We’ve all read the articles where someone with a massive data set unleashes the power of Big Data and discovers a magical insight about their customers that generates millions in new revenue. Vendors are marketing the power of Hadoop, an important Big Data tool, to find that priceless information nugget buried within petabytes of social media, emails, reviews, clicks and chats. These stories often light the imaginations of business users and help vendors sell new products.
We like to call these Magical Big Data Unicorns—so frequently discussed and pursued, but so rarely seen! We’re not saying they don’t exist, but we would like to suggest another approach to getting solid ROI from a Big Data tool such as Hadoop.
Hadoop can help organizations save big IT dollars in far less dramatic ways. These scenarios don’t make for fascinating stories around a corporate campfire, but they are meaningful and proven techniques for reducing IT costs.
Here we focus on scenarios where Hadoop-based cost reductions could be implemented and measured. They include the ability to:
• Generate faster data transformations that allow “crunch-time” processing to be offloaded to less expensive resources and in acceptable timeframes
• Create and implement active archives for valuable but infrequently accessed data at a far lower price point
• Create and use real-world SQL Hadoop sandboxes that are less expensive than current sample-size testing environments.

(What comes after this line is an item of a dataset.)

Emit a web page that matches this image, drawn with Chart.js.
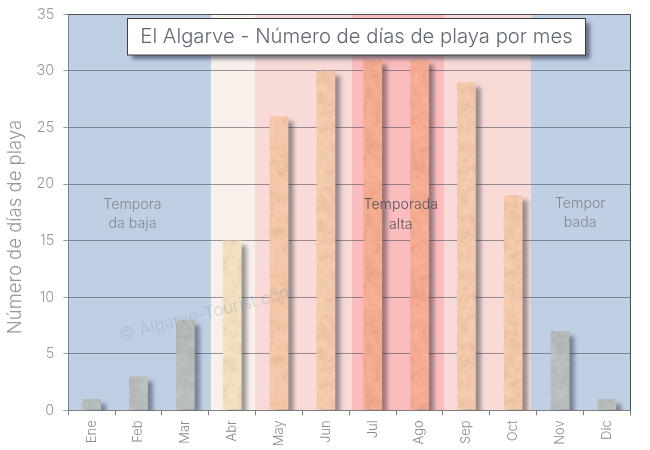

Hadoop might not replace an organization’s entire enterprise data warehouse. However, more and more enterprise data warehouse architects now believe Hadoop could assume pieces of the data warehouse workload—and with that hybrid architecture can come significant cost savings.

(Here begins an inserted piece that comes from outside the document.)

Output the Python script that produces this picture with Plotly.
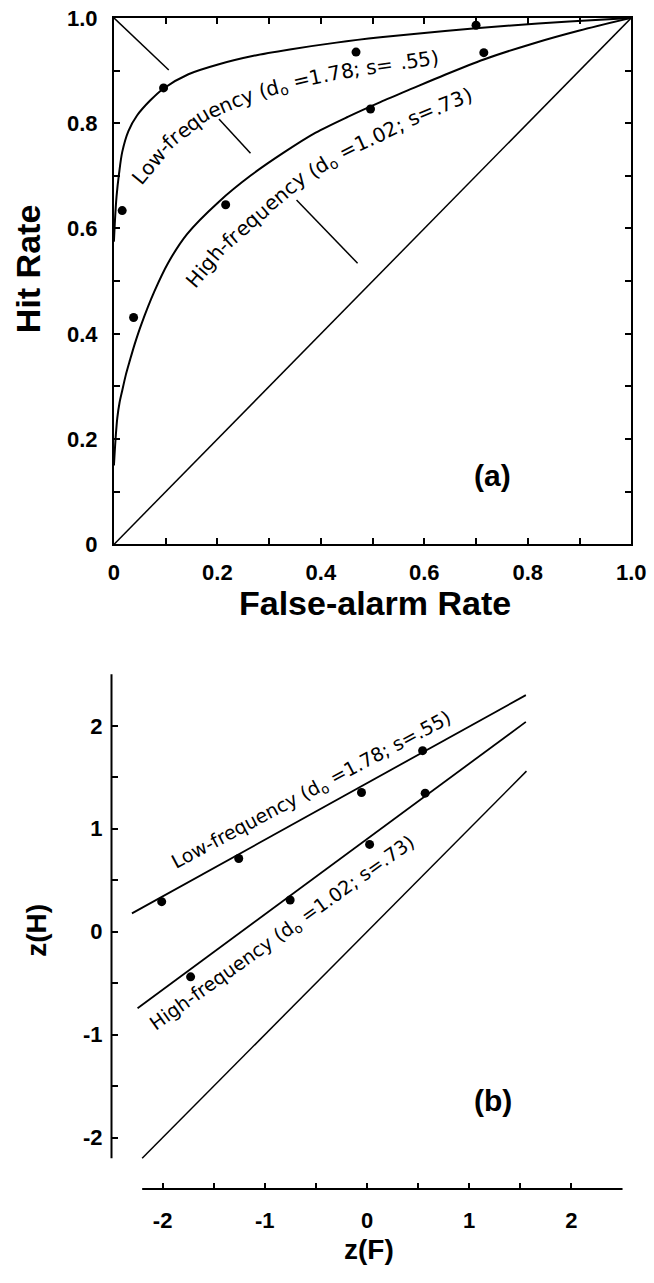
import math
import plotly.graph_objects as go

# ---------------- data ----------------
# Panel (a): ROC space
ROC_LOW_F = [0.0, 0.002, 0.005, 0.010, 0.016, 0.028, 0.045, 0.070, 0.096, 0.144,
             0.203, 0.270, 0.340, 0.430, 0.515, 0.640, 0.760, 0.880, 1.0]
ROC_LOW_H = [0.575, 0.615, 0.660, 0.705, 0.745, 0.785, 0.815, 0.843, 0.866, 0.893,
             0.912, 0.928, 0.940, 0.953, 0.963, 0.975, 0.985, 0.993, 1.0]
ROC_HIGH_F = [0.0, 0.0015, 0.0035, 0.0065, 0.011, 0.016, 0.023, 0.031, 0.040, 0.053,
              0.078, 0.105, 0.141, 0.203, 0.265, 0.328, 0.390, 0.452, 0.515, 0.577,
              0.640, 0.715, 0.809, 0.900, 1.0]
ROC_HIGH_H = [0.150, 0.175, 0.205, 0.240, 0.270, 0.292, 0.322, 0.350, 0.380, 0.418,
              0.480, 0.535, 0.589, 0.651, 0.701, 0.744, 0.782, 0.812, 0.840, 0.866,
              0.892, 0.921, 0.951, 0.976, 1.0]
PTS_LOW_F = [0.016, 0.096, 0.468, 0.700]
PTS_LOW_H = [0.634, 0.867, 0.935, 0.986]
PTS_HIGH_F = [0.038, 0.216, 0.496, 0.715]
PTS_HIGH_H = [0.431, 0.645, 0.827, 0.934]
CHANCE_F = [0.0, 1.0]
CHANCE_H = [0.0, 1.0]
NEG_DIAG_SEGS_F = [[0.0, 0.106], [0.203, 0.264], [0.353, 0.471]]
NEG_DIAG_SEGS_H = [[1.0, 0.901], [0.808, 0.743], [0.654, 0.534]]
TOP_TICKS = [0.0, 0.2, 0.4, 0.6, 0.8, 1.0]
TOP_TICK_TEXT = ["0", "0.2", "0.4", "0.6", "0.8", "1.0"]
TOP_MINOR = [0.1, 0.3, 0.5, 0.7, 0.9]

# Panel (b): z-ROC space
Z_LOW_PTS_X = [-2.009, -1.255, -0.054, 0.544]
Z_LOW_PTS_Y = [0.292, 0.711, 1.352, 1.759]
Z_HIGH_PTS_X = [-1.726, -0.752, 0.025, 0.569]
Z_HIGH_PTS_Y = [-0.438, 0.308, 0.848, 1.346]
Z_LOW_LINE_X = [-2.30, 1.554]
Z_LOW_LINE_Y = [0.178, 2.298]
Z_HIGH_LINE_X = [-2.245, 1.554]
Z_HIGH_LINE_Y = [-0.743, 2.038]
Z_CHANCE_X = [-2.2, 1.56]
Z_CHANCE_Y = [-2.2, 1.56]
Z_TICKS = [-2, -1, 0, 1, 2]
Z_TICK_TEXT = ["-2", "-1", "0", "1", "2"]
Z_MINOR = [-1.5, -0.5, 0.5, 1.5, 2.5]

LOW_LABEL = [("Low-frequency (d", False), ("o", True), (" =1.78; s= .55)", False)]
HIGH_LABEL = [("High-frequency (d", False), ("o", True), (" =1.02; s=.73)", False)]

# ---------------- layout geometry (pixels) ----------------
W, HT = 654, 1283
TOP_X0, TOP_X1 = 111.5, 646.0
TOP_Y0, TOP_Y1 = 6.0, 543.0          # pixel rows of H=1 and H=0
BOT_X0, BOT_X1 = 109.0, 637.0        # pixel cols of z=-2.5 and z=2.5
BOT_Y0, BOT_Y1 = 675.5, 1200.5       # pixel rows of z=2.5 and z=-2.5
Z_RANGE = [-2.5, 2.5]
Z_AXIS_START = -2.2

# label paths (text centre line) for curved labels in panel (a)
LOW_PATH_F = [0.0501, 0.1063, 0.1717, 0.2653, 0.3588, 0.4649, 0.6208]
LOW_PATH_H = [0.6978, 0.7659, 0.8156, 0.8560, 0.8808, 0.9026, 0.9242]
HIGH_PATH_F = [0.1562, 0.2123, 0.3588, 0.4462, 0.5085, 0.5959, 0.6838]
HIGH_PATH_H = [0.5047, 0.5698, 0.6946, 0.7473, 0.7752, 0.8188, 0.8529]

LABEL_FONT = "DejaVu Sans"
AX_FONT = "Liberation Sans"


def px(v):
    return v / W


def py(v):
    return 1 - v / HT


def top_to_px(f, h):
    return TOP_X0 + f * (TOP_X1 - TOP_X0), TOP_Y1 - h * (TOP_Y1 - TOP_Y0)


def px_to_top(x, y):
    return (x - TOP_X0) / (TOP_X1 - TOP_X0), (TOP_Y1 - y) / (TOP_Y1 - TOP_Y0)


WIDTHS = {'L': .557, 'o': .612, 'w': .818, '-': .361, 'f': .352, 'r': .411, 'e': .615,
          'q': .635, 'u': .634, 'n': .634, 'c': .55, 'y': .592, ' ': .318, '(': .39,
          ')': .39, 'd': .635, '=': .838, '1': .636, '.': .318, '7': .636, '8': .636,
          ';': .337, 's': .521, '5': .636, '0': .636, '2': .636, '3': .636, 'H': .752,
          'i': .278, 'g': .635, 'h': .634}


def curved_label(tokens, path_f, path_h, size, subsize):
    pts = [top_to_px(f, h) for f, h in zip(path_f, path_h)]
    cum = [0.0]
    for a, b in zip(pts[:-1], pts[1:]):
        cum.append(cum[-1] + math.dist(a, b))
    total = cum[-1]

    def at(s):
        s = max(0.0, min(total, s))
        for i in range(len(pts) - 1):
            if s <= cum[i + 1] or i == len(pts) - 2:
                seg = cum[i + 1] - cum[i]
                t = (s - cum[i]) / seg if seg else 0
                return (pts[i][0] + t * (pts[i + 1][0] - pts[i][0]),
                        pts[i][1] + t * (pts[i + 1][1] - pts[i][1]))

    chars = []
    for text, sub in tokens:
        for ch in text:
            chars.append((ch, sub))
    widths = [WIDTHS.get(ch, 0.6) * (subsize if sub else size) for ch, sub in chars]
    centers, acc = [], 0.0
    for w in widths:
        centers.append(acc + w / 2)
        acc += w
    scale = total / (centers[-1] - centers[0])
    anns = []
    for (ch, sub), c in zip(chars, centers):
        if ch == ' ':
            continue
        s = (c - centers[0]) * scale
        x, y = at(s)
        xa, ya = at(s - 9)
        xb, yb = at(s + 9)
        theta = math.degrees(math.atan2(-(yb - ya), xb - xa))
        xs = ys = 0
        if sub:
            r = math.radians(theta)
            xs, ys = 5 * math.sin(r), -5 * math.cos(r)
        f, h = px_to_top(x, y)
        anns.append(dict(x=f, y=h, xref='x', yref='y', text=ch, showarrow=False,
                         textangle=-theta, xanchor='center', yanchor='middle',
                         xshift=xs, yshift=ys,
                         font=dict(family=LABEL_FONT, size=subsize if sub else size,
                                   color='black')))
    return anns


fig = go.Figure()
BLACK = 'black'

# ---- panel (a) traces ----
fig.add_trace(go.Scatter(x=CHANCE_F, y=CHANCE_H, mode='lines',
                         line=dict(color=BLACK, width=1.5), xaxis='x', yaxis='y'))
for sf, sh in zip(NEG_DIAG_SEGS_F, NEG_DIAG_SEGS_H):
    fig.add_trace(go.Scatter(x=sf, y=sh, mode='lines',
                             line=dict(color=BLACK, width=1.5), xaxis='x', yaxis='y'))
fig.add_trace(go.Scatter(x=ROC_LOW_F, y=ROC_LOW_H, mode='lines',
                         line=dict(color=BLACK, width=2, shape='spline', smoothing=0.8),
                         xaxis='x', yaxis='y'))
fig.add_trace(go.Scatter(x=ROC_HIGH_F, y=ROC_HIGH_H, mode='lines',
                         line=dict(color=BLACK, width=2, shape='spline', smoothing=0.8),
                         xaxis='x', yaxis='y'))
fig.add_trace(go.Scatter(x=PTS_LOW_F + PTS_HIGH_F, y=PTS_LOW_H + PTS_HIGH_H, mode='markers',
                         marker=dict(color=BLACK, size=9), xaxis='x', yaxis='y'))

# ---- panel (b) traces ----
fig.add_trace(go.Scatter(x=Z_CHANCE_X, y=Z_CHANCE_Y, mode='lines',
                         line=dict(color=BLACK, width=1.5), xaxis='x2', yaxis='y2'))
fig.add_trace(go.Scatter(x=Z_LOW_LINE_X, y=Z_LOW_LINE_Y, mode='lines',
                         line=dict(color=BLACK, width=1.8), xaxis='x2', yaxis='y2'))
fig.add_trace(go.Scatter(x=Z_HIGH_LINE_X, y=Z_HIGH_LINE_Y, mode='lines',
                         line=dict(color=BLACK, width=1.8), xaxis='x2', yaxis='y2'))
fig.add_trace(go.Scatter(x=Z_LOW_PTS_X + Z_HIGH_PTS_X, y=Z_LOW_PTS_Y + Z_HIGH_PTS_Y,
                         mode='markers', marker=dict(color=BLACK, size=9),
                         xaxis='x2', yaxis='y2'))

tickfont = dict(family=AX_FONT, size=22, color=BLACK, weight='bold')
common = dict(showgrid=False, zeroline=False, ticks='inside', ticklen=6, tickwidth=1.5,
              tickcolor=BLACK, tickfont=tickfont, ticklabeloverflow='allow')
minor = dict(ticks='inside', ticklen=6, tickcolor=BLACK, tickwidth=1.5)

fig.update_layout(
    width=W, height=HT, margin=dict(l=0, r=0, t=0, b=0),
    paper_bgcolor='white', plot_bgcolor='white', showlegend=False,
    xaxis=dict(domain=[px(TOP_X0), px(TOP_X1)], range=[0, 1], anchor='y',
               tickvals=TOP_TICKS, ticktext=TOP_TICK_TEXT, showline=True, linewidth=2,
               linecolor=BLACK, mirror='ticks', ticklabelstandoff=7,
               minor=dict(tickvals=TOP_MINOR, **minor), **common),
    yaxis=dict(domain=[py(TOP_Y1), py(TOP_Y0)], range=[0, 1], anchor='x',
               tickvals=TOP_TICKS, ticktext=TOP_TICK_TEXT, showline=True, linewidth=2,
               linecolor=BLACK, mirror='ticks', ticklabelstandoff=10,
               minor=dict(tickvals=TOP_MINOR, **minor), **common),
    xaxis2=dict(domain=[px(BOT_X0), px(BOT_X1)], range=Z_RANGE, anchor='y2',
                tickvals=Z_TICKS, ticktext=Z_TICK_TEXT, showline=False, ticklabelstandoff=16,
                minor=dict(tickvals=Z_MINOR, **minor), **common),
    yaxis2=dict(domain=[py(BOT_Y1), py(BOT_Y0)], range=Z_RANGE, anchor='x2',
                tickvals=Z_TICKS, ticktext=Z_TICK_TEXT, showline=False, ticklabelstandoff=8,
                minor=dict(tickvals=Z_MINOR, **minor), **common),
)


# broken-style axis lines for panel (b), starting at -2.2
def bx(v):
    return px(BOT_X0 + (v - Z_RANGE[0]) / (Z_RANGE[1] - Z_RANGE[0]) * (BOT_X1 - BOT_X0))


def by(v):
    return py(BOT_Y1 - (v - Z_RANGE[0]) / (Z_RANGE[1] - Z_RANGE[0]) * (BOT_Y1 - BOT_Y0))


fig.add_shape(type='line', xref='paper', yref='paper', x0=bx(Z_AXIS_START), x1=bx(Z_RANGE[1]),
              y0=by(Z_RANGE[0]), y1=by(Z_RANGE[0]), line=dict(color=BLACK, width=2))
fig.add_shape(type='line', xref='paper', yref='paper', x0=bx(Z_RANGE[0]), x1=bx(Z_RANGE[0]),
              y0=by(Z_AXIS_START), y1=by(Z_RANGE[1]), line=dict(color=BLACK, width=2))

anns = []
anns += curved_label(LOW_LABEL, LOW_PATH_F, LOW_PATH_H, 20, 14)
anns += curved_label(HIGH_LABEL, HIGH_PATH_F, HIGH_PATH_H, 20, 14)

anns.append(dict(x=-0.54, y=1.371, xref='x2', yref='y2', showarrow=False, textangle=-28,
                 xanchor='center', yanchor='middle',
                 text="Low-frequency (d<sub>o</sub> =1.78; s=.55)",
                 font=dict(family=LABEL_FONT, size=19, color=BLACK)))
anns.append(dict(x=-0.823, y=-0.02, xref='x2', yref='y2', showarrow=False, textangle=-35.5,
                 xanchor='center', yanchor='middle',
                 text="High-frequency (d<sub>o</sub> =1.02; s=.73)",
                 font=dict(family=LABEL_FONT, size=19, color=BLACK)))

title_font = dict(family=AX_FONT, size=34, color=BLACK, weight='bold')
center = dict(xref='paper', yref='paper', showarrow=False, xanchor='center', yanchor='middle')
anns.append(dict(x=px(23), y=py(262), text="Hit Rate", textangle=-90, font=title_font, **center))
anns.append(dict(x=px(381), y=py(603), text="False-alarm Rate", font=title_font, **center))
zfont = dict(family=AX_FONT, size=28, color=BLACK, weight='bold')
anns.append(dict(x=px(32), y=py(936), text="z(H)", textangle=-90, font=zfont, **center))
anns.append(dict(x=px(375), y=py(1262), text="z(F)", font=zfont, **center))
anns.append(dict(x=0.732, y=0.13, xref='x', yref='y', showarrow=False, text="(a)",
                 xanchor='center', yanchor='middle',
                 font=dict(family=AX_FONT, size=30, color=BLACK, weight='bold')))
anns.append(dict(x=1.236, y=-1.638, xref='x2', yref='y2', showarrow=False, text="(b)",
                 xanchor='center', yanchor='middle',
                 font=dict(family=AX_FONT, size=30, color=BLACK, weight='bold')))

fig.update_layout(annotations=anns)
fig.write_html("out.html")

As data volumes and types grow, SLAs for various projects and phases are put in jeopardy. IT staff are constantly squeezing everywhere they can for more time and cycles to get everything done in tight 24-hour windows. Huge data users were the key drivers for development of the open source Hadoop community in the first place. They needed a faster platform. Early adopters at Yahoo tell of transformations that used to take eight hours shrink to 15 minutes due to Hadoop performance capabilities. Hadoop has the ability to allow IT staff to offload costly manipulation and transformation tasks at a much lower cost.
With Hadoop companies can take advantage of the decline in storage costs across the board. Hadoop can be a very cost-effective alternative to keep older data out of the data warehouse—but still keep it online. These active archives could benefit many organizations that might want or need the ability to query multiyear data sets for patterns and outcomes. Commercial Business Integration (BI) tools are available to use SQL with Hadoop directly, and these tools will continue to evolve and improve. This will accelerate the utilization and interest in these inexpensive archives for data mining and other data science activities.
Data scientists and analysts were big users of small data samples to test things such as predictive analytics. It was an ideal place to explore data. As systems and needs changed, the sandboxes got bigger and predictions and other results improved over time.
Now, with the advent of inexpensive, large data stores, sandboxes can be used for real-world testing, analysis and simulation. Using the features of Hadoop, predictive analytics can be run against enormous quantities of data. If your organization has been using expensive platforms for these sandbox systems, large cost savings can be attained by moving them to Hadoop and its less expensive offline storage.
Hadoop has the ability to significantly lower costs of data management. It can help reduce contention for operational resources and allow cost-effective access to active archive data for longer-term historical analysis. Another benefit is the reduced need to continually add costly, new technology to the data warehouse simply to meet service level agreements. Start small when reviewing where it’s believed Hadoop can play a role in reducing costs. Find time and resource pain points and see if a solution can be built from that perspective.